▶ _REQUEST_
Write out all of the data exactly as it appears.

▶ _DATA SHOWN_
• • • •

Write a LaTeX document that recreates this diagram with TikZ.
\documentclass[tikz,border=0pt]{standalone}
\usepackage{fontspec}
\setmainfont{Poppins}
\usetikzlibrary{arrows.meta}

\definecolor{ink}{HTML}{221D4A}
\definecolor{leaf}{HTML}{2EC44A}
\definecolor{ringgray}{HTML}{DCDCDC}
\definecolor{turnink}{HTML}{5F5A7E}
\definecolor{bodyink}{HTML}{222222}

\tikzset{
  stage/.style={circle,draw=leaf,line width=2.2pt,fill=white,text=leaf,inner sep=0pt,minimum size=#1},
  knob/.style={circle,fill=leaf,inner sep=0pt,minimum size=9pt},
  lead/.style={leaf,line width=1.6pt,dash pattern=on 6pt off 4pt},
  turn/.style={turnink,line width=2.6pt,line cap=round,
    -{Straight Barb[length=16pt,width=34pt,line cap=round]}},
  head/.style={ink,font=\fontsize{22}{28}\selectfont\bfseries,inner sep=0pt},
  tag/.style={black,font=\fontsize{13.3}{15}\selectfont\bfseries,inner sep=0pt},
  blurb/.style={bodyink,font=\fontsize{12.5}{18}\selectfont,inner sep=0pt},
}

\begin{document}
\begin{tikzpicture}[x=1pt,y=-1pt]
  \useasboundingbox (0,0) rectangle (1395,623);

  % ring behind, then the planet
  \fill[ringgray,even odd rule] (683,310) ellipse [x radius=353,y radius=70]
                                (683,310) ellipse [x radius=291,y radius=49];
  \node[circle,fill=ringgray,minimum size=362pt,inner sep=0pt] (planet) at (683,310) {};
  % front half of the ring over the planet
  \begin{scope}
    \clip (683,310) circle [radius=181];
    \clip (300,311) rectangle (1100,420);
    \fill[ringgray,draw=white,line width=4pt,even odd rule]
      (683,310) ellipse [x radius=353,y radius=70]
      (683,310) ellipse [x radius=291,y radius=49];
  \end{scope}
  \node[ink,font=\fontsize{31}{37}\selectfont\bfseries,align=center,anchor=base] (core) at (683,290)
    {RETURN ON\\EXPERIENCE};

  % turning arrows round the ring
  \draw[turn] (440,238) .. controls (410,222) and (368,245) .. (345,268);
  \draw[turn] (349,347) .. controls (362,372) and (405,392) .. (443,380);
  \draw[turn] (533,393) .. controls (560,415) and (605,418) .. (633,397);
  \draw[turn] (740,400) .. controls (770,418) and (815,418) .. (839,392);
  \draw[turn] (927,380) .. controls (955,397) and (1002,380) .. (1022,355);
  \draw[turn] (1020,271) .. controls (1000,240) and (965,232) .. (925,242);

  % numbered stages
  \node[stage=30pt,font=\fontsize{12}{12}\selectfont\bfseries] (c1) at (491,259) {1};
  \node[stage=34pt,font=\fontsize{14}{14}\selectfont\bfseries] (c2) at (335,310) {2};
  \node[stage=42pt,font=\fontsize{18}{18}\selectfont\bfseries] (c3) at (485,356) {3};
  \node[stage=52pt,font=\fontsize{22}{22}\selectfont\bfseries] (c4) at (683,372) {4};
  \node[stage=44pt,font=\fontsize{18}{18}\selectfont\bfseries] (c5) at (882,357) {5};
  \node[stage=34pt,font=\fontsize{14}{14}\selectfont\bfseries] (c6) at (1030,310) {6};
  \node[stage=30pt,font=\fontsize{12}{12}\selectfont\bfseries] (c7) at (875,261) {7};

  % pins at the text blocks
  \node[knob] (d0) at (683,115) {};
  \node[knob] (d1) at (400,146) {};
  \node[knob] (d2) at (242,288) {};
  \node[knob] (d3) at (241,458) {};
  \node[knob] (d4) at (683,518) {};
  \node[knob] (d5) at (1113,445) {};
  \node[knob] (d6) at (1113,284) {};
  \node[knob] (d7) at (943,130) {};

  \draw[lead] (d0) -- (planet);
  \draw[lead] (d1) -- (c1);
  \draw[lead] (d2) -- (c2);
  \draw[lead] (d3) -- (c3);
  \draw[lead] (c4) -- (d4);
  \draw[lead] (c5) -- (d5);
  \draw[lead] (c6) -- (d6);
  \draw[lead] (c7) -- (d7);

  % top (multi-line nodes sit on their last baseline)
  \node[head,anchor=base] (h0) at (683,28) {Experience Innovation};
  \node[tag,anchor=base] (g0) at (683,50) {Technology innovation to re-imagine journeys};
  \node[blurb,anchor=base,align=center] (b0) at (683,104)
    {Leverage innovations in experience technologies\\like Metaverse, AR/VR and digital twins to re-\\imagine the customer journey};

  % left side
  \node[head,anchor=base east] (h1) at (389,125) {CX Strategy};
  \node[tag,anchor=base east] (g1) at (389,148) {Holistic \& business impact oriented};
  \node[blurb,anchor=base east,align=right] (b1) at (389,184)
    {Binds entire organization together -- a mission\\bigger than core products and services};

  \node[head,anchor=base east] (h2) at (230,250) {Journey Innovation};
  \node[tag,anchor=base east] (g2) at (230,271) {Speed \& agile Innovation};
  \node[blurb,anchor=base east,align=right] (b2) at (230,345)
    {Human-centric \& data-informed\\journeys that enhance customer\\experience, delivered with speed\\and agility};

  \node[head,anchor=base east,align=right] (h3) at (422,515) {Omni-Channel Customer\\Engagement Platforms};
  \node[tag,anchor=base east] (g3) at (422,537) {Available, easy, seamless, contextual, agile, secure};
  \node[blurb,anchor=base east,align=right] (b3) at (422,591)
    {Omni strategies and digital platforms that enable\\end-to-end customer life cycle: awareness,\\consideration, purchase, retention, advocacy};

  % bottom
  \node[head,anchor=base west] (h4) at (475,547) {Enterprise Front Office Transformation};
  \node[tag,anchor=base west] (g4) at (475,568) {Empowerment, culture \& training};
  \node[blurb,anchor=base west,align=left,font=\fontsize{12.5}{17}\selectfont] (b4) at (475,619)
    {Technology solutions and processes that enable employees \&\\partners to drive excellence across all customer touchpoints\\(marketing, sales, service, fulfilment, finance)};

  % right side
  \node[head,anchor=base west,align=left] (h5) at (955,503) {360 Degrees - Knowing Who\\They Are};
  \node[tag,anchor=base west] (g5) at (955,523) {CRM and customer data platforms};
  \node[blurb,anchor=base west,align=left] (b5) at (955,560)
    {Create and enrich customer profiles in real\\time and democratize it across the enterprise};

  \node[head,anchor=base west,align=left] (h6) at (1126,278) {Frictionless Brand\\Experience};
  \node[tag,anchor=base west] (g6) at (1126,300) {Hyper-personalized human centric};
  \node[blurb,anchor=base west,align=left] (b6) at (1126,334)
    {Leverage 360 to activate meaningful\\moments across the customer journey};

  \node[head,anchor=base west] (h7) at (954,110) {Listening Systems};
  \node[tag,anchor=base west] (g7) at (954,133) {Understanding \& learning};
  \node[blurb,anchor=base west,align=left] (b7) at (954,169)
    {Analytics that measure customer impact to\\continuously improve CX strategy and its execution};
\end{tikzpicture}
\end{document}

• • • •

▶ _SOLUTION TO THE PROBLEM_
Write a LaTeX document that recreates this diagram with TikZ.
\documentclass[tikz,border=0pt]{standalone}
\usepackage{fontspec}
\setmainfont{Poppins}
\usetikzlibrary{arrows.meta}

\definecolor{ink}{HTML}{221D4A}
\definecolor{leaf}{HTML}{2EC44A}
\definecolor{ringgray}{HTML}{DCDCDC}
\definecolor{turnink}{HTML}{5F5A7E}
\definecolor{bodyink}{HTML}{222222}

\tikzset{
  stage/.style={circle,draw=leaf,line width=2.2pt,fill=white,text=leaf,inner sep=0pt,minimum size=#1},
  knob/.style={circle,fill=leaf,inner sep=0pt,minimum size=9pt},
  lead/.style={leaf,line width=1.6pt,dash pattern=on 6pt off 4pt},
  turn/.style={turnink,line width=2.6pt,line cap=round,
    -{Straight Barb[length=16pt,width=34pt,line cap=round]}},
  head/.style={ink,font=\fontsize{22}{28}\selectfont\bfseries,inner sep=0pt},
  tag/.style={black,font=\fontsize{13.3}{15}\selectfont\bfseries,inner sep=0pt},
  blurb/.style={bodyink,font=\fontsize{12.5}{18}\selectfont,inner sep=0pt},
}

\begin{document}
\begin{tikzpicture}[x=1pt,y=-1pt]
  \useasboundingbox (0,0) rectangle (1395,623);

  % ring behind, then the planet
  \fill[ringgray,even odd rule] (683,310) ellipse [x radius=353,y radius=70]
                                (683,310) ellipse [x radius=291,y radius=49];
  \node[circle,fill=ringgray,minimum size=362pt,inner sep=0pt] (planet) at (683,310) {};
  % front half of the ring over the planet
  \begin{scope}
    \clip (683,310) circle [radius=181];
    \clip (300,311) rectangle (1100,420);
    \fill[ringgray,draw=white,line width=4pt,even odd rule]
      (683,310) ellipse [x radius=353,y radius=70]
      (683,310) ellipse [x radius=291,y radius=49];
  \end{scope}
  \node[ink,font=\fontsize{31}{37}\selectfont\bfseries,align=center,anchor=base] (core) at (683,290)
    {RETURN ON\\EXPERIENCE};

  % turning arrows round the ring
  \draw[turn] (440,238) .. controls (410,222) and (368,245) .. (345,268);
  \draw[turn] (349,347) .. controls (362,372) and (405,392) .. (443,380);
  \draw[turn] (533,393) .. controls (560,415) and (605,418) .. (633,397);
  \draw[turn] (740,400) .. controls (770,418) and (815,418) .. (839,392);
  \draw[turn] (927,380) .. controls (955,397) and (1002,380) .. (1022,355);
  \draw[turn] (1020,271) .. controls (1000,240) and (965,232) .. (925,242);

  % numbered stages
  \node[stage=30pt,font=\fontsize{12}{12}\selectfont\bfseries] (c1) at (491,259) {1};
  \node[stage=34pt,font=\fontsize{14}{14}\selectfont\bfseries] (c2) at (335,310) {2};
  \node[stage=42pt,font=\fontsize{18}{18}\selectfont\bfseries] (c3) at (485,356) {3};
  \node[stage=52pt,font=\fontsize{22}{22}\selectfont\bfseries] (c4) at (683,372) {4};
  \node[stage=44pt,font=\fontsize{18}{18}\selectfont\bfseries] (c5) at (882,357) {5};
  \node[stage=34pt,font=\fontsize{14}{14}\selectfont\bfseries] (c6) at (1030,310) {6};
  \node[stage=30pt,font=\fontsize{12}{12}\selectfont\bfseries] (c7) at (875,261) {7};

  % pins at the text blocks
  \node[knob] (d0) at (683,115) {};
  \node[knob] (d1) at (400,146) {};
  \node[knob] (d2) at (242,288) {};
  \node[knob] (d3) at (241,458) {};
  \node[knob] (d4) at (683,518) {};
  \node[knob] (d5) at (1113,445) {};
  \node[knob] (d6) at (1113,284) {};
  \node[knob] (d7) at (943,130) {};

  \draw[lead] (d0) -- (planet);
  \draw[lead] (d1) -- (c1);
  \draw[lead] (d2) -- (c2);
  \draw[lead] (d3) -- (c3);
  \draw[lead] (c4) -- (d4);
  \draw[lead] (c5) -- (d5);
  \draw[lead] (c6) -- (d6);
  \draw[lead] (c7) -- (d7);

  % top (multi-line nodes sit on their last baseline)
  \node[head,anchor=base] (h0) at (683,28) {Experience Innovation};
  \node[tag,anchor=base] (g0) at (683,50) {Technology innovation to re-imagine journeys};
  \node[blurb,anchor=base,align=center] (b0) at (683,104)
    {Leverage innovations in experience technologies\\like Metaverse, AR/VR and digital twins to re-\\imagine the customer journey};

  % left side
  \node[head,anchor=base east] (h1) at (389,125) {CX Strategy};
  \node[tag,anchor=base east] (g1) at (389,148) {Holistic \& business impact oriented};
  \node[blurb,anchor=base east,align=right] (b1) at (389,184)
    {Binds entire organization together -- a mission\\bigger than core products and services};

  \node[head,anchor=base east] (h2) at (230,250) {Journey Innovation};
  \node[tag,anchor=base east] (g2) at (230,271) {Speed \& agile Innovation};
  \node[blurb,anchor=base east,align=right] (b2) at (230,345)
    {Human-centric \& data-informed\\journeys that enhance customer\\experience, delivered with speed\\and agility};

  \node[head,anchor=base east,align=right] (h3) at (422,515) {Omni-Channel Customer\\Engagement Platforms};
  \node[tag,anchor=base east] (g3) at (422,537) {Available, easy, seamless, contextual, agile, secure};
  \node[blurb,anchor=base east,align=right] (b3) at (422,591)
    {Omni strategies and digital platforms that enable\\end-to-end customer life cycle: awareness,\\consideration, purchase, retention, advocacy};

  % bottom
  \node[head,anchor=base west] (h4) at (475,547) {Enterprise Front Office Transformation};
  \node[tag,anchor=base west] (g4) at (475,568) {Empowerment, culture \& training};
  \node[blurb,anchor=base west,align=left,font=\fontsize{12.5}{17}\selectfont] (b4) at (475,619)
    {Technology solutions and processes that enable employees \&\\partners to drive excellence across all customer touchpoints\\(marketing, sales, service, fulfilment, finance)};

  % right side
  \node[head,anchor=base west,align=left] (h5) at (955,503) {360 Degrees - Knowing Who\\They Are};
  \node[tag,anchor=base west] (g5) at (955,523) {CRM and customer data platforms};
  \node[blurb,anchor=base west,align=left] (b5) at (955,560)
    {Create and enrich customer profiles in real\\time and democratize it across the enterprise};

  \node[head,anchor=base west,align=left] (h6) at (1126,278) {Frictionless Brand\\Experience};
  \node[tag,anchor=base west] (g6) at (1126,300) {Hyper-personalized human centric};
  \node[blurb,anchor=base west,align=left] (b6) at (1126,334)
    {Leverage 360 to activate meaningful\\moments across the customer journey};

  \node[head,anchor=base west] (h7) at (954,110) {Listening Systems};
  \node[tag,anchor=base west] (g7) at (954,133) {Understanding \& learning};
  \node[blurb,anchor=base west,align=left] (b7) at (954,169)
    {Analytics that measure customer impact to\\continuously improve CX strategy and its execution};
\end{tikzpicture}
\end{document}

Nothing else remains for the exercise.